====== Collected data ======
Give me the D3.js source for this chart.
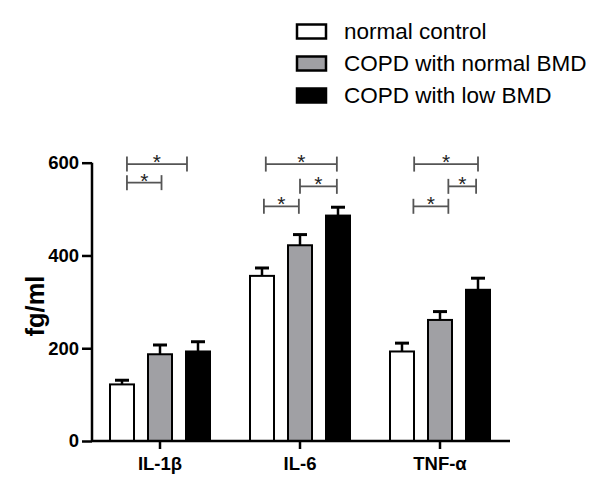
<!DOCTYPE html>
<html><head><meta charset="utf-8">
<script src="https://cdn.jsdelivr.net/npm/d3@7"></script>
<style>
body{margin:0;background:#fff}svg{display:block}
text{font-family:Arial,"Liberation Sans",sans-serif;font-stretch:normal}
.axis text{font-size:18.5px;font-weight:700;fill:#000}
.ylab{font-size:25.5px;font-weight:700;fill:#000}
.leg{font-size:22.5px;fill:#000}
.star{font-size:21px;fill:#222}
</style>
</head><body><svg id="c" width="600" height="492"></svg>
<script>
const categories = ["IL-1β", "IL-6", "TNF-α"];
const seriesNames = ["normal control", "COPD with normal BMD", "COPD with low BMD"];
const seriesColors = ["#ffffff", "#a0a0a4", "#000000"];
const meanValues = [[122, 187, 193], [356, 422, 486], [193, 261, 326]];
const errorTops = [[131, 207, 214], [373, 445, 504], [211, 279, 351]];
const yTicks = [0, 200, 400, 600];
// brackets: [category index, from (series position), to (series position), level]
const brackets = [
  [0, 0.13, 1.71, 597], [0, 0.13, 1.04, 557],
  [1, 0.10, 1.97, 597], [1, 1.00, 1.97, 549], [1, 0.05, 0.97, 506],
  [2, 0.32, 2.00, 597], [2, 1.22, 1.95, 549], [2, 0.30, 1.22, 506]
];

(function () {
const svg = d3.select("#c");
const mLeft = 92, mRight = 510, mTop = 162.7, mBottom = 441;
const x = d3.scaleBand().domain(categories).range([90, 510]);
const y = d3.scaleLinear().domain([0, 600]).range([mBottom, mTop]);
const step = 38, bw = 24;
const sx = (ci, s) => x(categories[ci]) + x.bandwidth() / 2 + (s - 1) * step;

categories.forEach((c, ci) => {
  seriesNames.forEach((s, si) => {
    const cx = sx(ci, si);
    svg.append("line").attr("x1", cx).attr("x2", cx)
      .attr("y1", y(meanValues[ci][si])).attr("y2", y(errorTops[ci][si]))
      .attr("stroke", "#000").attr("stroke-width", 2.5);
    svg.append("line").attr("x1", cx - 7).attr("x2", cx + 7)
      .attr("y1", y(errorTops[ci][si])).attr("y2", y(errorTops[ci][si]))
      .attr("stroke", "#000").attr("stroke-width", 3);
    svg.append("rect").attr("x", cx - bw / 2).attr("width", bw)
      .attr("y", y(meanValues[ci][si])).attr("height", y(0) - y(meanValues[ci][si]))
      .attr("fill", seriesColors[si]).attr("stroke", "#000").attr("stroke-width", 2);
  });
});

const yAxis = svg.append("g").attr("class", "axis").attr("transform", `translate(${mLeft},0)`)
  .call(d3.axisLeft(y).tickValues(yTicks).tickSize(10).tickPadding(3));
const xAxis = svg.append("g").attr("class", "axis").attr("transform", `translate(0,${mBottom})`)
  .call(d3.axisBottom(x).tickSize(8).tickPadding(8));
xAxis.select(".domain").attr("d", `M${mLeft},0H${mRight}`);
yAxis.select(".domain").attr("d", `M0,${mTop}V${mBottom}`);
[yAxis, xAxis].forEach(g => {
  g.selectAll("path,line").attr("stroke", "#000").attr("stroke-width", 2.5);
});

svg.append("text").attr("class", "ylab").attr("transform", `translate(43.5,306) rotate(-90)`)
  .attr("text-anchor", "middle").text("fg/ml");

brackets.forEach(([ci, a, b, lv]) => {
  const x1 = sx(ci, a), x2 = sx(ci, b), yy = y(lv);
  const g = svg.append("g").attr("stroke", "#555").attr("stroke-width", 1.8);
  g.append("line").attr("x1", x1).attr("x2", x2).attr("y1", yy).attr("y2", yy);
  g.append("line").attr("x1", x1).attr("x2", x1).attr("y1", yy - 7.5).attr("y2", yy + 7.5);
  g.append("line").attr("x1", x2).attr("x2", x2).attr("y1", yy - 7.5).attr("y2", yy + 7.5);
  svg.append("text").attr("class", "star").attr("x", (x1 + x2) / 2).attr("y", yy + 5)
    .attr("text-anchor", "middle").text("*");
});

const lg = svg.append("g");
seriesNames.forEach((s, i) => {
  const cy = 31.5 + i * 32;
  lg.append("rect").attr("x", 297).attr("y", cy - 7).attr("width", 29).attr("height", 14)
    .attr("fill", seriesColors[i]).attr("stroke", "#000").attr("stroke-width", 2.5);
  lg.append("text").attr("class", "leg").attr("x", 344).attr("y", cy + 7.5).text(s);
});

svg.selectAll("text").each(function () { this.getBBox(); });
svg.append("rect").attr("width", 0).attr("height", 0).attr("fill", "none");
})();
</script></body></html>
======
Goal :: Every line of the data above should be quoted exactly. Omit the pictures.

Full solution ::
Give me the D3.js source for this chart.
<!DOCTYPE html>
<html><head><meta charset="utf-8">
<script src="https://cdn.jsdelivr.net/npm/d3@7"></script>
<style>
body{margin:0;background:#fff}svg{display:block}
text{font-family:Arial,"Liberation Sans",sans-serif;font-stretch:normal}
.axis text{font-size:18.5px;font-weight:700;fill:#000}
.ylab{font-size:25.5px;font-weight:700;fill:#000}
.leg{font-size:22.5px;fill:#000}
.star{font-size:21px;fill:#222}
</style>
</head><body><svg id="c" width="600" height="492"></svg>
<script>
const categories = ["IL-1β", "IL-6", "TNF-α"];
const seriesNames = ["normal control", "COPD with normal BMD", "COPD with low BMD"];
const seriesColors = ["#ffffff", "#a0a0a4", "#000000"];
const meanValues = [[122, 187, 193], [356, 422, 486], [193, 261, 326]];
const errorTops = [[131, 207, 214], [373, 445, 504], [211, 279, 351]];
const yTicks = [0, 200, 400, 600];
// brackets: [category index, from (series position), to (series position), level]
const brackets = [
  [0, 0.13, 1.71, 597], [0, 0.13, 1.04, 557],
  [1, 0.10, 1.97, 597], [1, 1.00, 1.97, 549], [1, 0.05, 0.97, 506],
  [2, 0.32, 2.00, 597], [2, 1.22, 1.95, 549], [2, 0.30, 1.22, 506]
];

(function () {
const svg = d3.select("#c");
const mLeft = 92, mRight = 510, mTop = 162.7, mBottom = 441;
const x = d3.scaleBand().domain(categories).range([90, 510]);
const y = d3.scaleLinear().domain([0, 600]).range([mBottom, mTop]);
const step = 38, bw = 24;
const sx = (ci, s) => x(categories[ci]) + x.bandwidth() / 2 + (s - 1) * step;

categories.forEach((c, ci) => {
  seriesNames.forEach((s, si) => {
    const cx = sx(ci, si);
    svg.append("line").attr("x1", cx).attr("x2", cx)
      .attr("y1", y(meanValues[ci][si])).attr("y2", y(errorTops[ci][si]))
      .attr("stroke", "#000").attr("stroke-width", 2.5);
    svg.append("line").attr("x1", cx - 7).attr("x2", cx + 7)
      .attr("y1", y(errorTops[ci][si])).attr("y2", y(errorTops[ci][si]))
      .attr("stroke", "#000").attr("stroke-width", 3);
    svg.append("rect").attr("x", cx - bw / 2).attr("width", bw)
      .attr("y", y(meanValues[ci][si])).attr("height", y(0) - y(meanValues[ci][si]))
      .attr("fill", seriesColors[si]).attr("stroke", "#000").attr("stroke-width", 2);
  });
});

const yAxis = svg.append("g").attr("class", "axis").attr("transform", `translate(${mLeft},0)`)
  .call(d3.axisLeft(y).tickValues(yTicks).tickSize(10).tickPadding(3));
const xAxis = svg.append("g").attr("class", "axis").attr("transform", `translate(0,${mBottom})`)
  .call(d3.axisBottom(x).tickSize(8).tickPadding(8));
xAxis.select(".domain").attr("d", `M${mLeft},0H${mRight}`);
yAxis.select(".domain").attr("d", `M0,${mTop}V${mBottom}`);
[yAxis, xAxis].forEach(g => {
  g.selectAll("path,line").attr("stroke", "#000").attr("stroke-width", 2.5);
});

svg.append("text").attr("class", "ylab").attr("transform", `translate(43.5,306) rotate(-90)`)
  .attr("text-anchor", "middle").text("fg/ml");

brackets.forEach(([ci, a, b, lv]) => {
  const x1 = sx(ci, a), x2 = sx(ci, b), yy = y(lv);
  const g = svg.append("g").attr("stroke", "#555").attr("stroke-width", 1.8);
  g.append("line").attr("x1", x1).attr("x2", x2).attr("y1", yy).attr("y2", yy);
  g.append("line").attr("x1", x1).attr("x2", x1).attr("y1", yy - 7.5).attr("y2", yy + 7.5);
  g.append("line").attr("x1", x2).attr("x2", x2).attr("y1", yy - 7.5).attr("y2", yy + 7.5);
  svg.append("text").attr("class", "star").attr("x", (x1 + x2) / 2).attr("y", yy + 5)
    .attr("text-anchor", "middle").text("*");
});

const lg = svg.append("g");
seriesNames.forEach((s, i) => {
  const cy = 31.5 + i * 32;
  lg.append("rect").attr("x", 297).attr("y", cy - 7).attr("width", 29).attr("height", 14)
    .attr("fill", seriesColors[i]).attr("stroke", "#000").attr("stroke-width", 2.5);
  lg.append("text").attr("class", "leg").attr("x", 344).attr("y", cy + 7.5).text(s);
});

svg.selectAll("text").each(function () { this.getBBox(); });
svg.append("rect").attr("width", 0).attr("height", 0).attr("fill", "none");
})();
</script></body></html>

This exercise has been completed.